Task directions:
Leave the pictures out and retype the lines from the beginning through the line with "b_marks_y1 = [57.0, 59.7]", both ends included.
********
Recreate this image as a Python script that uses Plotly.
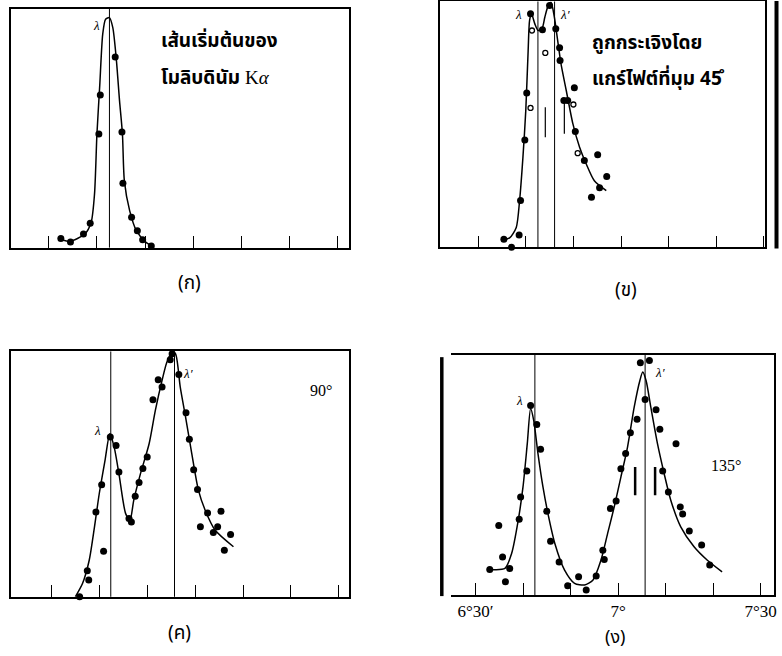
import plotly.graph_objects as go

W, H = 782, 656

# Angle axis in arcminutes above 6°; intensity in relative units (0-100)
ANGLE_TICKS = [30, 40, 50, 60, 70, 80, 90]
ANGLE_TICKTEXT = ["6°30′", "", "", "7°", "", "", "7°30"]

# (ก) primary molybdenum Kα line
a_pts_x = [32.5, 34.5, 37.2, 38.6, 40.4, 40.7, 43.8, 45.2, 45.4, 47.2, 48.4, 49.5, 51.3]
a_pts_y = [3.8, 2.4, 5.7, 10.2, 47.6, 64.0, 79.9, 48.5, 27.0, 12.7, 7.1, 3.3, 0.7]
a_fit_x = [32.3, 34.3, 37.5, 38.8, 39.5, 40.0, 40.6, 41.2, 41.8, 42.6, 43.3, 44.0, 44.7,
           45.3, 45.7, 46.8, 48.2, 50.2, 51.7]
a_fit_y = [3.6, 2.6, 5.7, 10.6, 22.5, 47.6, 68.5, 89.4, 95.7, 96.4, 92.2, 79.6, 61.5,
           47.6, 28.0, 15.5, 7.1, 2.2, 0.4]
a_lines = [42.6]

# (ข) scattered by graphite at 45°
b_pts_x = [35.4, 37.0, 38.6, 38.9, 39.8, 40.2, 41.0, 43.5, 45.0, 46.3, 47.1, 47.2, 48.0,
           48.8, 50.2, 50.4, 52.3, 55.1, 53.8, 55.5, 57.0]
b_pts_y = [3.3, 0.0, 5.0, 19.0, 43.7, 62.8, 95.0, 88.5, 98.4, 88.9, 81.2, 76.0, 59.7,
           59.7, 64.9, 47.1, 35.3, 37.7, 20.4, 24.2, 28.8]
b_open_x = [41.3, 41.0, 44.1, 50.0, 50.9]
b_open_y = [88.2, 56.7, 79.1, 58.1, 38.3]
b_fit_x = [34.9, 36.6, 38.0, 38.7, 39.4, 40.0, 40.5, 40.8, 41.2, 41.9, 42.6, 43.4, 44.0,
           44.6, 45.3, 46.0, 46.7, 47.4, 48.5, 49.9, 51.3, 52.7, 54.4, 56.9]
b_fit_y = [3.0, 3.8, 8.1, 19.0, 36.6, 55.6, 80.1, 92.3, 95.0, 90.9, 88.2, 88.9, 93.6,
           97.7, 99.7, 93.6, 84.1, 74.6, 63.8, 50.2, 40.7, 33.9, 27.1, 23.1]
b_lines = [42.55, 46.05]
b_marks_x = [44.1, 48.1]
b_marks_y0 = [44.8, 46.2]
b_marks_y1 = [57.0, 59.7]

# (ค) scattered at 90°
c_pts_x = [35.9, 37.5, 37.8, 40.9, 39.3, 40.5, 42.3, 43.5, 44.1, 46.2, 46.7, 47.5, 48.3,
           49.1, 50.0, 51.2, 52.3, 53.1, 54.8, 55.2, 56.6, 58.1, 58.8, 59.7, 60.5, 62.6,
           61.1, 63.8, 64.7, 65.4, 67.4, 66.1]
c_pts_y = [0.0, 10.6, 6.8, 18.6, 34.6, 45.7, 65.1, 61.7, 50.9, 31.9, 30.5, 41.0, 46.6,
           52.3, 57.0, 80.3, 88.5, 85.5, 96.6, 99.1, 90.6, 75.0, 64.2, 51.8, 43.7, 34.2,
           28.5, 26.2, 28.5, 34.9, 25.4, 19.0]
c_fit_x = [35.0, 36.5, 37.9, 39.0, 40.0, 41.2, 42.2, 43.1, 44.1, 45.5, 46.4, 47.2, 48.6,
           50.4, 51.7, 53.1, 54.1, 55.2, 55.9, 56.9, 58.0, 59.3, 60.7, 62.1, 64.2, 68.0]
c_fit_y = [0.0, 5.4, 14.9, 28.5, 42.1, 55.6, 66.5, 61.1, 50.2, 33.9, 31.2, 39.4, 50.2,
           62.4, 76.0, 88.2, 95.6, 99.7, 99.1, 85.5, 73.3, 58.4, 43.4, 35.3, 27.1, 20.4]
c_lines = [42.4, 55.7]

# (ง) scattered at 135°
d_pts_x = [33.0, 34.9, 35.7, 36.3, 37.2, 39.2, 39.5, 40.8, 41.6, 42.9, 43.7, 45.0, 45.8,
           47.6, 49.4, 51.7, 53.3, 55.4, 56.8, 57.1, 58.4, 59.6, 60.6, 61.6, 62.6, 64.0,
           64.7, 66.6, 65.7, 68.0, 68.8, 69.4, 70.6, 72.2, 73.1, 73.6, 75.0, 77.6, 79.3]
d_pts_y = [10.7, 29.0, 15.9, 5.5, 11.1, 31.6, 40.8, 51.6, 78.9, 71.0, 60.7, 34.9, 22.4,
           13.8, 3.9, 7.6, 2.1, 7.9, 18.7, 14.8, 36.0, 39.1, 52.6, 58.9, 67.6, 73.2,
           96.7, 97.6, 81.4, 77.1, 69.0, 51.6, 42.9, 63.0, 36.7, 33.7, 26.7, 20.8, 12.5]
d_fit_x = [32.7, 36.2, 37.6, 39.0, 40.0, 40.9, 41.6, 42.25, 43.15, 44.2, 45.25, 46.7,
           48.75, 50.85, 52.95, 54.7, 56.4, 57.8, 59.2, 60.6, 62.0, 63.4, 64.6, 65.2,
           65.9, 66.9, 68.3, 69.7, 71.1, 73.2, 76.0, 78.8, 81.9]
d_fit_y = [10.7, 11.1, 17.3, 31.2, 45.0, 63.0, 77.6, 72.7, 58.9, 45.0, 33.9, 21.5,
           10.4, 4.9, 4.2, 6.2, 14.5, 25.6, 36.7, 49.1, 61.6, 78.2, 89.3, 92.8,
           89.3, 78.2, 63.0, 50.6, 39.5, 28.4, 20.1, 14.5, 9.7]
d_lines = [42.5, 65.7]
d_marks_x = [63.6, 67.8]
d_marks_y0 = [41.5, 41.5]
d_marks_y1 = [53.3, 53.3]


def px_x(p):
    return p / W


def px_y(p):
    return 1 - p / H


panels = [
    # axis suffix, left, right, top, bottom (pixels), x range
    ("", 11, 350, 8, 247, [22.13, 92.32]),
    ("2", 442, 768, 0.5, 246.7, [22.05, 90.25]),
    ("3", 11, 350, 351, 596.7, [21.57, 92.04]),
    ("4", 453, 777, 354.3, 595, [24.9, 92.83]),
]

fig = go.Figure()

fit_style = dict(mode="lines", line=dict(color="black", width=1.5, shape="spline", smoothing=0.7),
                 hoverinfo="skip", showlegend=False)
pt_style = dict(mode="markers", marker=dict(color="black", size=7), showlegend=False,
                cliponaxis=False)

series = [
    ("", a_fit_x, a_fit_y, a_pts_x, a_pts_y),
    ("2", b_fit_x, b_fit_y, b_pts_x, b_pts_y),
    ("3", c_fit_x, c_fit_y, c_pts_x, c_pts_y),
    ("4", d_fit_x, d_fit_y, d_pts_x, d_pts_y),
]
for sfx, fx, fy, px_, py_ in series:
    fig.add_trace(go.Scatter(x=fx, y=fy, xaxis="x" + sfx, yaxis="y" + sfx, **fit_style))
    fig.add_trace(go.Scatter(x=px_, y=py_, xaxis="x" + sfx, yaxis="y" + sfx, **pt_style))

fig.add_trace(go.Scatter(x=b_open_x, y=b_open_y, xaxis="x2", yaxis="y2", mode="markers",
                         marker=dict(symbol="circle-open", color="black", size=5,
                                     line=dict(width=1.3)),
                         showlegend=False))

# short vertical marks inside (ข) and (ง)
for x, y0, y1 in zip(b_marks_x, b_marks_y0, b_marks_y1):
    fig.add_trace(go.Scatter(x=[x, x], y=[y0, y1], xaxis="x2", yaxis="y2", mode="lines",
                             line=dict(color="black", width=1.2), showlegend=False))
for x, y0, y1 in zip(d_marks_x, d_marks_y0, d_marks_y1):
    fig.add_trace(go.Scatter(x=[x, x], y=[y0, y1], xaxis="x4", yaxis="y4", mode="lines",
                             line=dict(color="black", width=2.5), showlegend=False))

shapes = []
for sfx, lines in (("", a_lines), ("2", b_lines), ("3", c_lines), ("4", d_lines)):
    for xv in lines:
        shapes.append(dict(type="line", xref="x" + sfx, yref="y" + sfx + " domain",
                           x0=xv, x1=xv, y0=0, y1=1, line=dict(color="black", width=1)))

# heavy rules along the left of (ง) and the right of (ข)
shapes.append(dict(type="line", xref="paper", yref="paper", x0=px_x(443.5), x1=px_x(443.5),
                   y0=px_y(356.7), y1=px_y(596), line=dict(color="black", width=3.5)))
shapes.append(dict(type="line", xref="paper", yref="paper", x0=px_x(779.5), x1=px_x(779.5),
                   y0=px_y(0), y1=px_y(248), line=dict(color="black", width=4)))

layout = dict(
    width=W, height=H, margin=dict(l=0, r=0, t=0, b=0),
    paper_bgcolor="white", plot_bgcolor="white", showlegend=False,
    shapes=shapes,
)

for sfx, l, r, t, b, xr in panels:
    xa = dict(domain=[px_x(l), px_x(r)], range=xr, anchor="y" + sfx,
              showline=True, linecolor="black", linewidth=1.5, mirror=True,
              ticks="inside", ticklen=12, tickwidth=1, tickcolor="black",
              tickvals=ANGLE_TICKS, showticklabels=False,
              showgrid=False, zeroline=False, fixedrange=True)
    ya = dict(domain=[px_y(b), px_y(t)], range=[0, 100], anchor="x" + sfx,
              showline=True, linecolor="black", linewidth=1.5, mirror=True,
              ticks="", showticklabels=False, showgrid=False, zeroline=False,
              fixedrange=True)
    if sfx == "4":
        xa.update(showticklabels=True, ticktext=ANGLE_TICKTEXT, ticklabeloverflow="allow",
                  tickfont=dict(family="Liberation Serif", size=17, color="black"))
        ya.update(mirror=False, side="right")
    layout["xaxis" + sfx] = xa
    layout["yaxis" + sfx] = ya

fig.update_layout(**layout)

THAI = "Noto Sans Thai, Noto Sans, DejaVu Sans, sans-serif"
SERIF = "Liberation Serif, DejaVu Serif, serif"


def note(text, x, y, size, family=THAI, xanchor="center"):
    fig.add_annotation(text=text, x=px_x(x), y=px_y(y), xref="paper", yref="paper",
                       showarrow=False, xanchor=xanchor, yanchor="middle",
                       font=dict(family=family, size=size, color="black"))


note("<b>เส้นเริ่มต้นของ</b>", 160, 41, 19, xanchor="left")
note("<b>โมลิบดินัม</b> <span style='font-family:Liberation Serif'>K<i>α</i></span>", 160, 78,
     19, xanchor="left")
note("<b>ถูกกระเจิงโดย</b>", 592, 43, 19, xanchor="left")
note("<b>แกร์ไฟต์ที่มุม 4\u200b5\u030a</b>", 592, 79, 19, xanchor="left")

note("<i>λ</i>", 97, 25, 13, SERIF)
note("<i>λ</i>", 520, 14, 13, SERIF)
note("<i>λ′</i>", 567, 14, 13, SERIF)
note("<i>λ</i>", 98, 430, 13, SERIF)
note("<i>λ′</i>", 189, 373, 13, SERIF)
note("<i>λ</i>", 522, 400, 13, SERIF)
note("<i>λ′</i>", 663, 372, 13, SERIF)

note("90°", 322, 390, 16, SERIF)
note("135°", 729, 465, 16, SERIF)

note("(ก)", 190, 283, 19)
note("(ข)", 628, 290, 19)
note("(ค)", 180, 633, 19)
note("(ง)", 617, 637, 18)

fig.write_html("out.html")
********
Exercise output:
Recreate this image as a Python script that uses Plotly.
import plotly.graph_objects as go

W, H = 782, 656

# Angle axis in arcminutes above 6°; intensity in relative units (0-100)
ANGLE_TICKS = [30, 40, 50, 60, 70, 80, 90]
ANGLE_TICKTEXT = ["6°30′", "", "", "7°", "", "", "7°30"]

# (ก) primary molybdenum Kα line
a_pts_x = [32.5, 34.5, 37.2, 38.6, 40.4, 40.7, 43.8, 45.2, 45.4, 47.2, 48.4, 49.5, 51.3]
a_pts_y = [3.8, 2.4, 5.7, 10.2, 47.6, 64.0, 79.9, 48.5, 27.0, 12.7, 7.1, 3.3, 0.7]
a_fit_x = [32.3, 34.3, 37.5, 38.8, 39.5, 40.0, 40.6, 41.2, 41.8, 42.6, 43.3, 44.0, 44.7,
           45.3, 45.7, 46.8, 48.2, 50.2, 51.7]
a_fit_y = [3.6, 2.6, 5.7, 10.6, 22.5, 47.6, 68.5, 89.4, 95.7, 96.4, 92.2, 79.6, 61.5,
           47.6, 28.0, 15.5, 7.1, 2.2, 0.4]
a_lines = [42.6]

# (ข) scattered by graphite at 45°
b_pts_x = [35.4, 37.0, 38.6, 38.9, 39.8, 40.2, 41.0, 43.5, 45.0, 46.3, 47.1, 47.2, 48.0,
           48.8, 50.2, 50.4, 52.3, 55.1, 53.8, 55.5, 57.0]
b_pts_y = [3.3, 0.0, 5.0, 19.0, 43.7, 62.8, 95.0, 88.5, 98.4, 88.9, 81.2, 76.0, 59.7,
           59.7, 64.9, 47.1, 35.3, 37.7, 20.4, 24.2, 28.8]
b_open_x = [41.3, 41.0, 44.1, 50.0, 50.9]
b_open_y = [88.2, 56.7, 79.1, 58.1, 38.3]
b_fit_x = [34.9, 36.6, 38.0, 38.7, 39.4, 40.0, 40.5, 40.8, 41.2, 41.9, 42.6, 43.4, 44.0,
           44.6, 45.3, 46.0, 46.7, 47.4, 48.5, 49.9, 51.3, 52.7, 54.4, 56.9]
b_fit_y = [3.0, 3.8, 8.1, 19.0, 36.6, 55.6, 80.1, 92.3, 95.0, 90.9, 88.2, 88.9, 93.6,
           97.7, 99.7, 93.6, 84.1, 74.6, 63.8, 50.2, 40.7, 33.9, 27.1, 23.1]
b_lines = [42.55, 46.05]
b_marks_x = [44.1, 48.1]
b_marks_y0 = [44.8, 46.2]
b_marks_y1 = [57.0, 59.7]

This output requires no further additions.